I note that I have not seen the variable $\Phi$ used/defined in this text leading up to this section (Sec. 1.20), nor have I seen it used after.
Some thoughts to consider:
- The 2nd-rank tensor $K_{ij}$ is usually taken as symmetric, $K_{ij}=K_{ji}$. Under this assumption the right-hand side of Eqn(3) may be written as $$K_{11}\partial_{xx}^2v+K_{22}\partial_{yy}^2v+K_{33}\partial_{zz}^2v+2K_{23}\partial_{yz}^2v+2K_{13}\partial_{xz}^2v+2K_{12}\partial_{xy}^2v \tag{D}$$
- The scalar magnitude $K$ of the symmetric positive-definite 2nd-rank tensor $K_{ij}$ is $$K=K_{ij}l_il_j=K_{11}l_1^2+K_{22}l_2^2+K_{33}l_3^2+2K_{23}l_2l_3+2K_{13}l_1l_3+2K_{12}l_1l_2 \tag{E}$$ where $l_i$ is a unit vector in the direction in which $K$ is evaluated. So perhaps in some way $2\Phi$ is related to the scalar magnitude of $K_{ij}$?

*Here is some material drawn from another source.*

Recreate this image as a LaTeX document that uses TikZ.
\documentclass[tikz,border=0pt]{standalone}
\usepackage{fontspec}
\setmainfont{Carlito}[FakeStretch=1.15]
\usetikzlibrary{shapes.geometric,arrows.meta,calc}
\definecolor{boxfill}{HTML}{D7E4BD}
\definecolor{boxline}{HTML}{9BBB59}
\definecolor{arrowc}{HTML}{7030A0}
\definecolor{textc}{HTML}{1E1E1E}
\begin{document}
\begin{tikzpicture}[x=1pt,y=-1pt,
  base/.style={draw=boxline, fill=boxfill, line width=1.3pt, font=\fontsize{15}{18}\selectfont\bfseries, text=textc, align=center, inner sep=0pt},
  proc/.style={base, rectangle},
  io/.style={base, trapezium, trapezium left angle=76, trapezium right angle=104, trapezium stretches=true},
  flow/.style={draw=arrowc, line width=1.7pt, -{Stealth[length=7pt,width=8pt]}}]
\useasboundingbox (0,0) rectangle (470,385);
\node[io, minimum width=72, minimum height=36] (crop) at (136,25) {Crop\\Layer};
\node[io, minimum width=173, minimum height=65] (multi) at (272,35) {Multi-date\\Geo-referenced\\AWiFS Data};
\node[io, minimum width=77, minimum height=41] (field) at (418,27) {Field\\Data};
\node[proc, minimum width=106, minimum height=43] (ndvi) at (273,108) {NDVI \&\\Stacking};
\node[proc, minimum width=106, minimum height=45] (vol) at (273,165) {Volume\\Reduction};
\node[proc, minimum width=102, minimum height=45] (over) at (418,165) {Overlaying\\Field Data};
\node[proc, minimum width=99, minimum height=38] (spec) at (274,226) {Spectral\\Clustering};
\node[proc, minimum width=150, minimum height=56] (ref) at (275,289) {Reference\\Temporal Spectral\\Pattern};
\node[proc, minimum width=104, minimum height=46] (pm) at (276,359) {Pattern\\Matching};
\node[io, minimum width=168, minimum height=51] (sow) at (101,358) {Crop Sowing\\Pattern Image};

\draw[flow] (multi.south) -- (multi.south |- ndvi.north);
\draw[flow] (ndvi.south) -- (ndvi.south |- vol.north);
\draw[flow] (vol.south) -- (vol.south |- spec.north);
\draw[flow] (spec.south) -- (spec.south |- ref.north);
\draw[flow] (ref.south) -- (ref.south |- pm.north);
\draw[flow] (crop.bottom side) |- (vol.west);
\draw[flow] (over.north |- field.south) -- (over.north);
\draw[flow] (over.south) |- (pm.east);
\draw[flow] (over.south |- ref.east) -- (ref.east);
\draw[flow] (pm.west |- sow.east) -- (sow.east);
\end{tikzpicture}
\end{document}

The notation is a bit unusual, using $v$ for temperature, but they probably use $T$ for something else. If you start with the steady-state heat equation: $$-\nabla \cdot (K \nabla v)=Q$$
with a heat coefficient tensor $K$ (or you can choose to see it as a matrix) and source term $Q$. So the heat equation is not necessarily equal to zero since you can have a source term.

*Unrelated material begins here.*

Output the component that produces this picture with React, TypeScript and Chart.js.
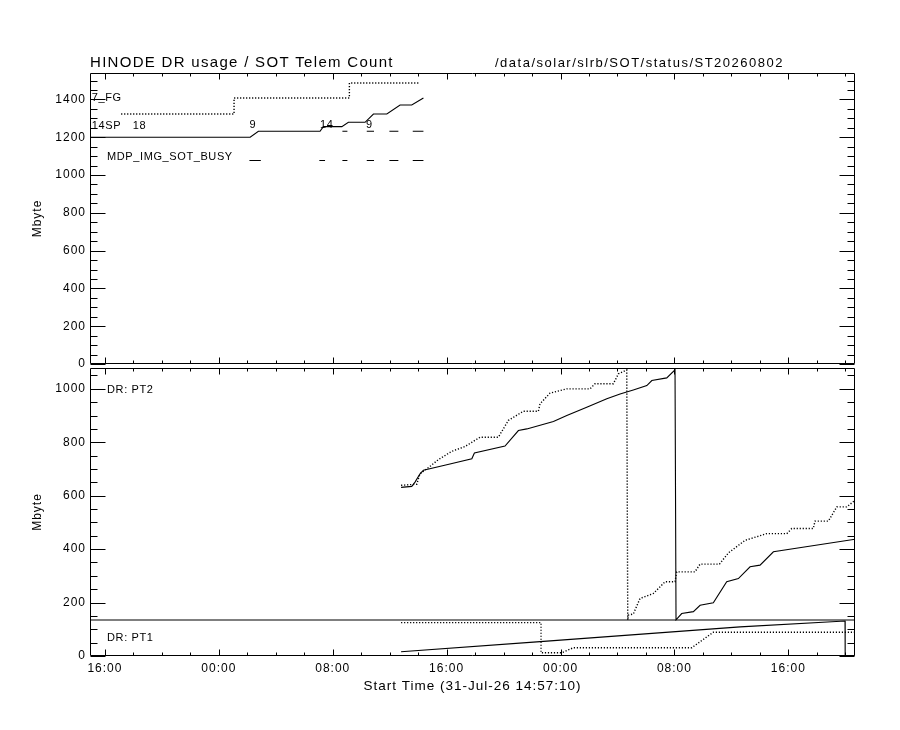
import { useEffect, useRef } from 'react';
import { Chart, registerables } from 'chart.js';

Chart.register(...registerables);

// time axis: hours counted from 31-Jul-26 00:00
const X_MIN = 14.953; // 14:57:10
const X_MAX = 68.68;
const X_TICKS = [16, 24, 32, 40, 48, 56, 64];
const X_TICK_LABELS = ['16:00', '00:00', '08:00', '16:00', '00:00', '08:00', '16:00'];

const TITLE = 'HINODE DR usage / SOT Telem Count';
const FILE_PATH = '/data/solar/slrb/SOT/status/ST20260802';
const X_TITLE = 'Start Time (31-Jul-26 14:57:10)';

// top panel: SOT telemetry count
const TOP_Y_MAX = 1540;
const TOP_Y_TICKS = [0, 200, 400, 600, 800, 1000, 1200, 1400];

const FG_HOURS = [17.14, 25.07, 25.07, 33.17, 33.17, 38.13];
const FG_MB = [1323, 1323, 1408, 1408, 1487, 1487];

const SP_HOURS = [14.953, 26.2, 26.78, 31.11, 31.34, 32.64, 33.1, 34.27, 34.86, 35.8, 36.73, 37.55, 38.37];
const SP_MB = [1200, 1200, 1232, 1232, 1256, 1256, 1279, 1279, 1323, 1323, 1371, 1371, 1408];

const SP_TAIL_START = [32.68, 34.39, 35.98, 37.62];
const SP_TAIL_END = [33.03, 34.9, 36.61, 38.37];
const SP_TAIL_MB = 1232;

const BUSY_START = [26.15, 31.06, 32.68, 34.39, 35.98, 37.62];
const BUSY_END = [26.95, 31.46, 33.03, 34.9, 36.61, 38.37];
const BUSY_MB = 1077;

const TOP_NOTE_TEXT = ['7_FG', '14SP', '18', 'MDP_IMG_SOT_BUSY', '9', '14', '9'];
const TOP_NOTE_HOURS = [15.08, 15.08, 17.95, 16.15, 26.15, 31.11, 34.34];
const TOP_NOTE_MB = [1394, 1244, 1244, 1080, 1250, 1250, 1250];

// bottom panel: data recorder partitions
const BOT_Y_MAX = 1078;
const BOT_Y_TICKS = [0, 200, 400, 600, 800, 1000];

const PT2_SOLID_HOURS = [
  36.8, 37.55, 37.78, 38.13, 38.37, 40.01, 41.77, 41.95, 44.1, 45.04,
  45.63, 47.5, 48.44, 49.84, 51.25, 52.18, 53.11, 54.06, 54.41, 55.46,
  56.04, 56.11, 56.12, 56.51, 57.33, 57.8, 58.73, 59.67, 60.49, 61.31,
  62.01, 62.95, 68.68,
];
const PT2_SOLID_MB = [
  631, 635, 651, 682, 695, 716, 738, 760, 786, 844,
  850, 878, 900, 931, 963, 981, 996, 1012, 1031, 1041,
  1071, 135, 135, 159, 166, 190, 199, 278, 290, 334,
  340, 390, 437,
];

const PT2_DOT_HOURS = [
  36.8, 37.9, 38.13, 38.84, 39.42, 40.36, 41.29, 42.35, 43.63, 44.34,
  45.39, 46.44, 46.56, 47.26, 48.44, 50.07, 50.42, 51.71, 52.06, 52.65,
  52.72, 52.76, 53.11, 53.58, 54.52, 55.34, 56.04, 56.16, 57.44, 57.8,
  59.16, 59.79, 60.96, 62.48, 63.89, 64.24, 65.75, 65.87, 66.81, 67.4,
  68.1, 68.68,
];
const PT2_DOT_MB = [
  639, 643, 682, 710, 735, 766, 784, 819, 819, 882,
  916, 916, 944, 984, 1000, 1000, 1019, 1019, 1056, 1071,
  135, 153, 157, 215, 234, 278, 278, 315, 315, 344,
  344, 386, 433, 458, 458, 477, 477, 505, 505, 558,
  558, 583,
];

const PT1_SIZE = 135;
const PT1_SOLID_HOURS = [36.8, 46.33, 60.61, 67.98, 67.99, 68.68];
const PT1_SOLID_MB = [16, 53, 109, 131, 0, 0];
const PT1_DOT_HOURS = [36.8, 46.63, 46.63, 48.09, 48.9, 57.22, 58.73, 68.68];
const PT1_DOT_MB = [125, 125, 12, 12, 31, 31, 89, 89];

const BOT_NOTE_TEXT = ['DR: PT2', 'DR: PT1'];
const BOT_NOTE_HOURS = [16.15, 16.15];
const BOT_NOTE_MB = [984, 57];

const FONT = '"Liberation Sans", Arial, sans-serif';

type Pt = { x: number; y: number | null };
const pts = (xs: number[], ys: number[]): Pt[] => xs.map((x, i) => ({ x, y: ys[i] }));
const segs = (starts: number[], ends: number[], y: number): Pt[] =>
  starts.flatMap((s, i) => [{ x: s, y }, { x: ends[i], y }, { x: ends[i], y: null }]);
const notes = (texts: string[], xs: number[], ys: number[]) => texts.map((text, i) => ({ text, x: xs[i], y: ys[i] }));

// IDL style box: inward ticks on all four sides, plus text annotations
const idlFrame = {
  id: 'idlFrame',
  beforeDraw(chart: any) {
    chart.ctx.letterSpacing = '1px';
  },
  afterDraw(chart: any, _args: any, opts: any) {
    const { ctx, chartArea: a } = chart;
    const xs = chart.scales.x;
    const ys = chart.scales.y;
    const L = Math.round(a.left) + 0.5;
    const R = Math.round(a.right) - 0.5;
    const T = Math.round(a.top) + 0.5;
    const B = Math.round(a.bottom) - 0.5;
    ctx.save();
    ctx.strokeStyle = '#000';
    ctx.lineWidth = 1;
    ctx.beginPath();
    ctx.rect(L, T, R - L, B - T);
    for (let h = Math.ceil(xs.min / 2) * 2; h <= xs.max; h += 2) {
      const px = Math.round(xs.getPixelForValue(h)) + 0.5;
      const len = (h - X_TICKS[0]) % 8 === 0 ? 6 : 3;
      ctx.moveTo(px, B);
      ctx.lineTo(px, B - len);
      ctx.moveTo(px, T);
      ctx.lineTo(px, T + len);
    }
    for (let v = 0; v <= ys.max; v += 50) {
      const py = Math.round(ys.getPixelForValue(v)) + 0.5;
      const len = v % 200 === 0 ? 15 : 7;
      ctx.moveTo(L, py);
      ctx.lineTo(L + len, py);
      ctx.moveTo(R, py);
      ctx.lineTo(R - len, py);
    }
    ctx.stroke();

    ctx.fillStyle = '#000';
    ctx.textBaseline = 'alphabetic';
    ctx.textAlign = 'left';
    ctx.font = `11px ${FONT}`;
    ctx.letterSpacing = '0.6px';
    for (const n of opts.notes || []) {
      ctx.fillText(n.text, xs.getPixelForValue(n.x), ys.getPixelForValue(n.y));
    }
    if (opts.titles) {
      ctx.font = `15px ${FONT}`;
      ctx.letterSpacing = '1.3px';
      ctx.fillText(TITLE, a.left, a.top - 6);
      ctx.font = `13px ${FONT}`;
      ctx.letterSpacing = '1.5px';
      ctx.fillText(FILE_PATH, 495, a.top - 6);
    }
    ctx.restore();
  },
};

const lineStyle = {
  borderColor: '#000',
  borderWidth: 1.1,
  pointRadius: 0,
  fill: false,
  tension: 0,
  spanGaps: false,
};

const dotted = { borderDash: [1.2, 1.8], borderWidth: 1.4 };

function makeConfig(
  datasets: any[],
  yMax: number,
  yTicks: number[],
  panelNotes: any[],
  padding: any,
  showX: boolean,
  titles: boolean,
): any {
  return {
    type: 'line',
    data: { datasets: datasets.map((d) => ({ ...lineStyle, ...d })) },
    plugins: [idlFrame],
    options: {
      responsive: false,
      animation: false,
      events: [],
      layout: { padding },
      plugins: {
        legend: { display: false },
        tooltip: { enabled: false },
        idlFrame: { notes: panelNotes, titles },
      },
      scales: {
        x: {
          type: 'linear',
          display: showX,
          min: X_MIN,
          max: X_MAX,
          afterFit: (s: any) => {
            s.height = showX ? 44 : 0;
          },
          afterBuildTicks: (s: any) => {
            s.ticks = X_TICKS.map((value) => ({ value }));
          },
          grid: { display: false, drawTicks: false },
          border: { display: false },
          ticks: {
            color: '#000',
            font: { size: 12 },
            padding: 5,
            maxRotation: 0,
            autoSkip: false,
            callback: (_v: any, i: number) => X_TICK_LABELS[i],
          },
          title: {
            display: true,
            text: X_TITLE,
            color: '#000',
            font: { size: 13.5 },
            padding: { top: 0, bottom: 6 },
          },
        },
        y: {
          type: 'linear',
          min: 0,
          max: yMax,
          afterFit: (s: any) => {
            s.width = 62;
          },
          afterBuildTicks: (s: any) => {
            s.ticks = yTicks.map((value) => ({ value }));
          },
          grid: { display: false, drawTicks: false },
          border: { display: false },
          ticks: { color: '#000', font: { size: 12 }, padding: 4, callback: (v: any) => String(v) },
          title: {
            display: true,
            text: 'Mbyte',
            color: '#000',
            font: { size: 12 },
            padding: { top: 2, bottom: 0 },
          },
        },
      },
    },
  };
}

export default function App() {
  const topRef = useRef<HTMLCanvasElement>(null);
  const botRef = useRef<HTMLCanvasElement>(null);

  useEffect(() => {
    document.body.style.margin = '0';
    Chart.defaults.font.family = FONT;
    if (!topRef.current || !botRef.current) return;

    const top = new Chart(
      topRef.current,
      makeConfig(
        [
          { data: pts(FG_HOURS, FG_MB), ...dotted },
          { data: pts(SP_HOURS, SP_MB) },
          { data: segs(SP_TAIL_START, SP_TAIL_END, SP_TAIL_MB) },
          { data: segs(BUSY_START, BUSY_END, BUSY_MB) },
        ],
        TOP_Y_MAX,
        TOP_Y_TICKS,
        notes(TOP_NOTE_TEXT, TOP_NOTE_HOURS, TOP_NOTE_MB),
        { left: 28, top: 73, right: 45, bottom: 366 },
        false,
        true,
      ),
    );

    const bottom = new Chart(
      botRef.current,
      makeConfig(
        [
          { data: pts(PT2_SOLID_HOURS, PT2_SOLID_MB) },
          { data: pts(PT2_DOT_HOURS, PT2_DOT_MB), ...dotted },
          { data: pts([X_MIN, X_MAX], [PT1_SIZE, PT1_SIZE]) },
          { data: pts(PT1_SOLID_HOURS, PT1_SOLID_MB) },
          { data: pts(PT1_DOT_HOURS, PT1_DOT_MB), ...dotted },
        ],
        BOT_Y_MAX,
        BOT_Y_TICKS,
        notes(BOT_NOTE_TEXT, BOT_NOTE_HOURS, BOT_NOTE_MB),
        { left: 28, top: 368, right: 45, bottom: 30 },
        true,
        false,
      ),
    );

    return () => {
      top.destroy();
      bottom.destroy();
    };
  }, []);

  return (
    <div style={{ position: 'relative', width: 900, height: 730, background: '#fff' }}>
      <canvas ref={topRef} width={900} height={730} style={{ position: 'absolute', left: 0, top: 0 }} />
      <canvas ref={botRef} width={900} height={730} style={{ position: 'absolute', left: 0, top: 0 }} />
    </div>
  );
}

For anisotropic materials, I think some authors write the left-hand side of the heat equation as: $$-\frac{1}{2}\nabla \cdot (K \nabla v)-\frac{1}{2}\nabla \cdot (K^T \nabla v)=$$ $$=-\nabla \cdot (\frac{1}{2}(K+K^T) \nabla v)$$ If the diffusion tensor/matrix $K$ is symmetric, which it usually is, then you get: $$\frac{1}{2}(K+K^T)=K$$
Maybe the author has written: $$-\frac{1}{2}\nabla \cdot (K \nabla v)-\frac{1}{2}\nabla \cdot (K^T \nabla v)=Q$$
If we now define: $$\Phi=\frac{1}{2}\nabla \cdot (K \nabla v)$$ we get the heat equation as: $$-2\Phi=Q$$
This is a highly unusual way of writing things but it is my best guess.